----- Supplied material -----

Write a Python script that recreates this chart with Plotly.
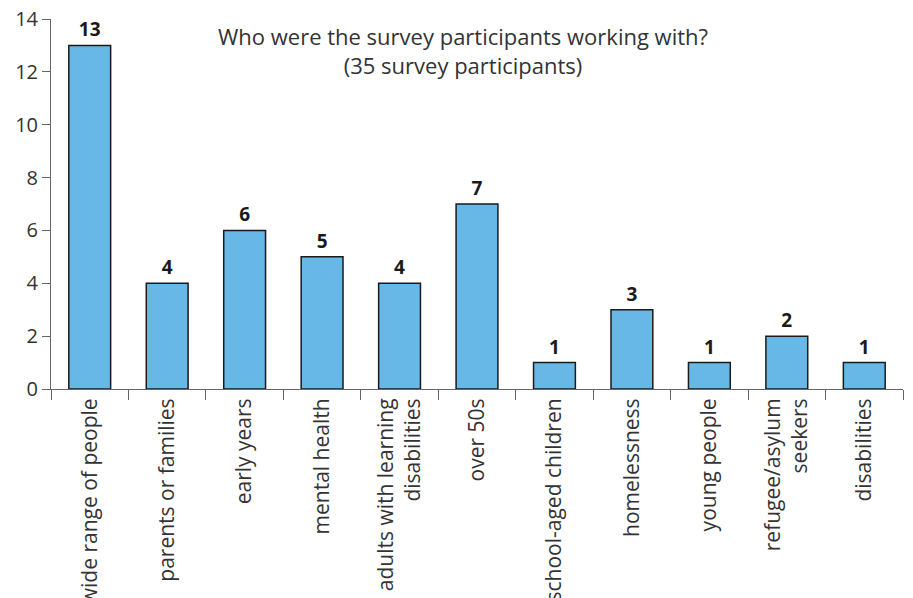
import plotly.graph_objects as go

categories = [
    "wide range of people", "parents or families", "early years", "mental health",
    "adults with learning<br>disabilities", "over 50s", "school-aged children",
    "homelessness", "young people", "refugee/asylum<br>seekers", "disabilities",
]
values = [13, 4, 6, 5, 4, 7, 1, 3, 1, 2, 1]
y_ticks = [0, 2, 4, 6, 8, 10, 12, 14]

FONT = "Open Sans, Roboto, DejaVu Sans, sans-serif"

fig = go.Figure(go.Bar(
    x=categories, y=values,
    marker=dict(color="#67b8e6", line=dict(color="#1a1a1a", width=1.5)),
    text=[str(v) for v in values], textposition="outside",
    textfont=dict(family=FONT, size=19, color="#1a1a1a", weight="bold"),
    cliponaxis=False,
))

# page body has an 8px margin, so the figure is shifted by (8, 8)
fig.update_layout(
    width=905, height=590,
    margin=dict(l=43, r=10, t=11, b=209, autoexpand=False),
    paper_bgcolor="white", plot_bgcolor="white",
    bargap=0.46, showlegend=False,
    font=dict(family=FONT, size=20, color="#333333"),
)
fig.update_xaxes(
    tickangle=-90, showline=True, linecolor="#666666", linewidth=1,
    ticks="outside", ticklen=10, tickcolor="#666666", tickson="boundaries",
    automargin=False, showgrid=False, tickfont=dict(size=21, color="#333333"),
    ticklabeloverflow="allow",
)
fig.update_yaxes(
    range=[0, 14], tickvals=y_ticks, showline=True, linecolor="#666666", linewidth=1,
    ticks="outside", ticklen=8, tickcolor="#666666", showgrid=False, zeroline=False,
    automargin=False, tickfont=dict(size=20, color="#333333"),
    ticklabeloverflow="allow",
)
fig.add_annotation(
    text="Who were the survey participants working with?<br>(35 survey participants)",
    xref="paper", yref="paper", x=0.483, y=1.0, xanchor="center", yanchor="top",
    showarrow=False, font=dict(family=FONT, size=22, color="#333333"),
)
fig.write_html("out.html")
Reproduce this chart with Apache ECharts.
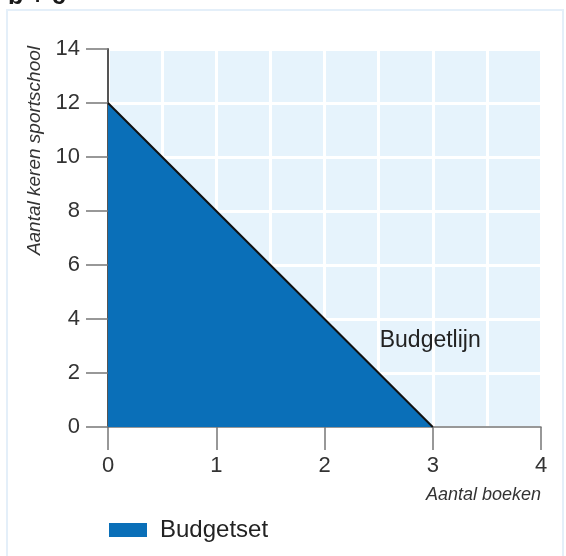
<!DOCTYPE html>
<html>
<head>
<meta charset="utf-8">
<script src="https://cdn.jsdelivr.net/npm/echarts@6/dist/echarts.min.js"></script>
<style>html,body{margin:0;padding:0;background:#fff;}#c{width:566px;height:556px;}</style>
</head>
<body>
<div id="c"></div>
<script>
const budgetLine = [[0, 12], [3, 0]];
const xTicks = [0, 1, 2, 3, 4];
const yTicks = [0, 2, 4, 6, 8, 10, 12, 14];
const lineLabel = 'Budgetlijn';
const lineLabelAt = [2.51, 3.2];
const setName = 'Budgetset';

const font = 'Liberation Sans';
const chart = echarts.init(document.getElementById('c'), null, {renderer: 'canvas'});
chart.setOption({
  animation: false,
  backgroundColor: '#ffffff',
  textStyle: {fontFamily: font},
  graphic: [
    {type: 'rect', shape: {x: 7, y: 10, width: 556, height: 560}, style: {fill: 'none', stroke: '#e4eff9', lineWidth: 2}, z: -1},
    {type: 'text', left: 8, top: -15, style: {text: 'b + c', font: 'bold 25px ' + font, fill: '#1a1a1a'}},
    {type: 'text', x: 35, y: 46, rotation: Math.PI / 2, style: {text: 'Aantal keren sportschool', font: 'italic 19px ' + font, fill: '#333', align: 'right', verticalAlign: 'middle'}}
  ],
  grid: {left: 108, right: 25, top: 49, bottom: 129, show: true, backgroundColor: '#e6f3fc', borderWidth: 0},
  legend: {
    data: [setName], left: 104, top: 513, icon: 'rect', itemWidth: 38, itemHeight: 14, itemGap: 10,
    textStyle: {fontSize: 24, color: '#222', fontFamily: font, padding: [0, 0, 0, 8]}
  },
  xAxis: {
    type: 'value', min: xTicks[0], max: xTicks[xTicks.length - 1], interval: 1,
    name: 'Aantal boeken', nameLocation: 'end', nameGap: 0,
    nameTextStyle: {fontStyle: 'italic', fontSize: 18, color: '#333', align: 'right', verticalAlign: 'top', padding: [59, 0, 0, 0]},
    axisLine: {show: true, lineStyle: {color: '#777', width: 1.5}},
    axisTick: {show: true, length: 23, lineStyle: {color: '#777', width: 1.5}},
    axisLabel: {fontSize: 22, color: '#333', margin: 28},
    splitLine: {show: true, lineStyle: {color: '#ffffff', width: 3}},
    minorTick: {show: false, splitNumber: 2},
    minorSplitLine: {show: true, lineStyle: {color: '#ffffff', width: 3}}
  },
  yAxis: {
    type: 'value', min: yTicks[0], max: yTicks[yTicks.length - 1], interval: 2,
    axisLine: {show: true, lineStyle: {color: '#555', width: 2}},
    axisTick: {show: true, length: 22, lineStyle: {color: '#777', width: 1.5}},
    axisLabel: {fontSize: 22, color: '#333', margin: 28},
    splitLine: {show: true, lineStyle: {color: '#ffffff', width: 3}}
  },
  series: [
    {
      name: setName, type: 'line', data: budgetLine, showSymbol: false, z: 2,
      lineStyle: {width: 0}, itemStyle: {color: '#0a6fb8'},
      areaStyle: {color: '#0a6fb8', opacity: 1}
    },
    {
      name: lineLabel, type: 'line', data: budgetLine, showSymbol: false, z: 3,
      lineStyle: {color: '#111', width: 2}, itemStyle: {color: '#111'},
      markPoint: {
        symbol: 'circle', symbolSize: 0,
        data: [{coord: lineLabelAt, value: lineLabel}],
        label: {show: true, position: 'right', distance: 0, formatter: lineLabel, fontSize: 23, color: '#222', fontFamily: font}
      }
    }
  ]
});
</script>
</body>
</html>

-----

» Instructions to follow
Copy all the data exactly as written, but skip any picture.

» Exercise response
Write a Python script that recreates this chart with Plotly.
import plotly.graph_objects as go

categories = [
    "wide range of people", "parents or families", "early years", "mental health",
    "adults with learning<br>disabilities", "over 50s", "school-aged children",
    "homelessness", "young people", "refugee/asylum<br>seekers", "disabilities",
]
values = [13, 4, 6, 5, 4, 7, 1, 3, 1, 2, 1]
y_ticks = [0, 2, 4, 6, 8, 10, 12, 14]

FONT = "Open Sans, Roboto, DejaVu Sans, sans-serif"

fig = go.Figure(go.Bar(
    x=categories, y=values,
    marker=dict(color="#67b8e6", line=dict(color="#1a1a1a", width=1.5)),
    text=[str(v) for v in values], textposition="outside",
    textfont=dict(family=FONT, size=19, color="#1a1a1a", weight="bold"),
    cliponaxis=False,
))

# page body has an 8px margin, so the figure is shifted by (8, 8)
fig.update_layout(
    width=905, height=590,
    margin=dict(l=43, r=10, t=11, b=209, autoexpand=False),
    paper_bgcolor="white", plot_bgcolor="white",
    bargap=0.46, showlegend=False,
    font=dict(family=FONT, size=20, color="#333333"),
)
fig.update_xaxes(
    tickangle=-90, showline=True, linecolor="#666666", linewidth=1,
    ticks="outside", ticklen=10, tickcolor="#666666", tickson="boundaries",
    automargin=False, showgrid=False, tickfont=dict(size=21, color="#333333"),
    ticklabeloverflow="allow",
)
fig.update_yaxes(
    range=[0, 14], tickvals=y_ticks, showline=True, linecolor="#666666", linewidth=1,
    ticks="outside", ticklen=8, tickcolor="#666666", showgrid=False, zeroline=False,
    automargin=False, tickfont=dict(size=20, color="#333333"),
    ticklabeloverflow="allow",
)
fig.add_annotation(
    text="Who were the survey participants working with?<br>(35 survey participants)",
    xref="paper", yref="paper", x=0.483, y=1.0, xanchor="center", yanchor="top",
    showarrow=False, font=dict(family=FONT, size=22, color="#333333"),
)
fig.write_html("out.html")
Reproduce this chart with Apache ECharts.
<!DOCTYPE html>
<html>
<head>
<meta charset="utf-8">
<script src="https://cdn.jsdelivr.net/npm/echarts@6/dist/echarts.min.js"></script>
<style>html,body{margin:0;padding:0;background:#fff;}#c{width:566px;height:556px;}</style>
</head>
<body>
<div id="c"></div>
<script>
const budgetLine = [[0, 12], [3, 0]];
const xTicks = [0, 1, 2, 3, 4];
const yTicks = [0, 2, 4, 6, 8, 10, 12, 14];
const lineLabel = 'Budgetlijn';
const lineLabelAt = [2.51, 3.2];
const setName = 'Budgetset';

const font = 'Liberation Sans';
const chart = echarts.init(document.getElementById('c'), null, {renderer: 'canvas'});
chart.setOption({
  animation: false,
  backgroundColor: '#ffffff',
  textStyle: {fontFamily: font},
  graphic: [
    {type: 'rect', shape: {x: 7, y: 10, width: 556, height: 560}, style: {fill: 'none', stroke: '#e4eff9', lineWidth: 2}, z: -1},
    {type: 'text', left: 8, top: -15, style: {text: 'b + c', font: 'bold 25px ' + font, fill: '#1a1a1a'}},
    {type: 'text', x: 35, y: 46, rotation: Math.PI / 2, style: {text: 'Aantal keren sportschool', font: 'italic 19px ' + font, fill: '#333', align: 'right', verticalAlign: 'middle'}}
  ],
  grid: {left: 108, right: 25, top: 49, bottom: 129, show: true, backgroundColor: '#e6f3fc', borderWidth: 0},
  legend: {
    data: [setName], left: 104, top: 513, icon: 'rect', itemWidth: 38, itemHeight: 14, itemGap: 10,
    textStyle: {fontSize: 24, color: '#222', fontFamily: font, padding: [0, 0, 0, 8]}
  },
  xAxis: {
    type: 'value', min: xTicks[0], max: xTicks[xTicks.length - 1], interval: 1,
    name: 'Aantal boeken', nameLocation: 'end', nameGap: 0,
    nameTextStyle: {fontStyle: 'italic', fontSize: 18, color: '#333', align: 'right', verticalAlign: 'top', padding: [59, 0, 0, 0]},
    axisLine: {show: true, lineStyle: {color: '#777', width: 1.5}},
    axisTick: {show: true, length: 23, lineStyle: {color: '#777', width: 1.5}},
    axisLabel: {fontSize: 22, color: '#333', margin: 28},
    splitLine: {show: true, lineStyle: {color: '#ffffff', width: 3}},
    minorTick: {show: false, splitNumber: 2},
    minorSplitLine: {show: true, lineStyle: {color: '#ffffff', width: 3}}
  },
  yAxis: {
    type: 'value', min: yTicks[0], max: yTicks[yTicks.length - 1], interval: 2,
    axisLine: {show: true, lineStyle: {color: '#555', width: 2}},
    axisTick: {show: true, length: 22, lineStyle: {color: '#777', width: 1.5}},
    axisLabel: {fontSize: 22, color: '#333', margin: 28},
    splitLine: {show: true, lineStyle: {color: '#ffffff', width: 3}}
  },
  series: [
    {
      name: setName, type: 'line', data: budgetLine, showSymbol: false, z: 2,
      lineStyle: {width: 0}, itemStyle: {color: '#0a6fb8'},
      areaStyle: {color: '#0a6fb8', opacity: 1}
    },
    {
      name: lineLabel, type: 'line', data: budgetLine, showSymbol: false, z: 3,
      lineStyle: {color: '#111', width: 2}, itemStyle: {color: '#111'},
      markPoint: {
        symbol: 'circle', symbolSize: 0,
        data: [{coord: lineLabelAt, value: lineLabel}],
        label: {show: true, position: 'right', distance: 0, formatter: lineLabel, fontSize: 23, color: '#222', fontFamily: font}
      }
    }
  ]
});
</script>
</body>
</html>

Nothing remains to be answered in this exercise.